While regulatory activities are underway at the federal and state levels, the road to AI regulation in the US is likely to be a long one. In the meantime, boards should proactively assess their organizational structure to support effective oversight and stay well-informed about their company's utilization of AI. By gaining a comprehensive understanding of how AI is being leveraged within the organization to enhance decision-making, operational efficiency, and innovation, boards can provide strategic guidance to capitalize on the benefits of AI, while effectively managing the associated risks.

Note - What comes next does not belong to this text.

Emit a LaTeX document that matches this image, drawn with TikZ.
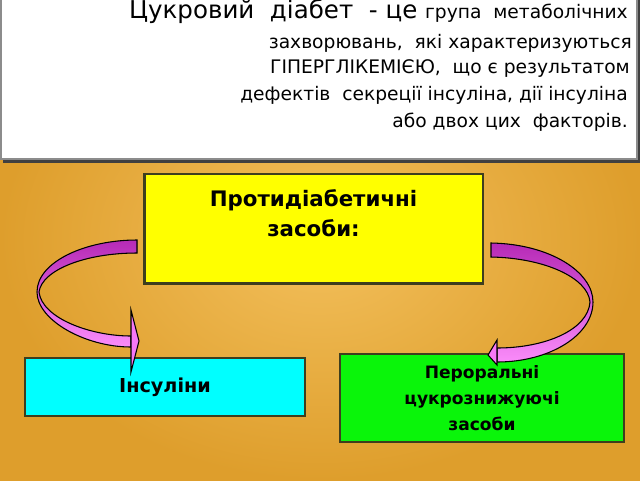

Recent RRA research finds that, while 80% of directors globally agree that a strong understanding of generative AI will be a required skill for future C-suites, only 31% believe their organization has right expertise on the board to advise on AI implementation. As many directors are now beginning to assess the potential impact of this technology on stakeholders, expect more board-level conversation dedicated to this topic as well as further board education in the coming year.  One investor said, “Boards need to figure out how to use this technology responsibly.” Responsible use of this technology should extend beyond company operations to governance. AI has the potential to transform boardroom work, offering numerous efficiencies. Failure to leverage these gains could lead to being left behind.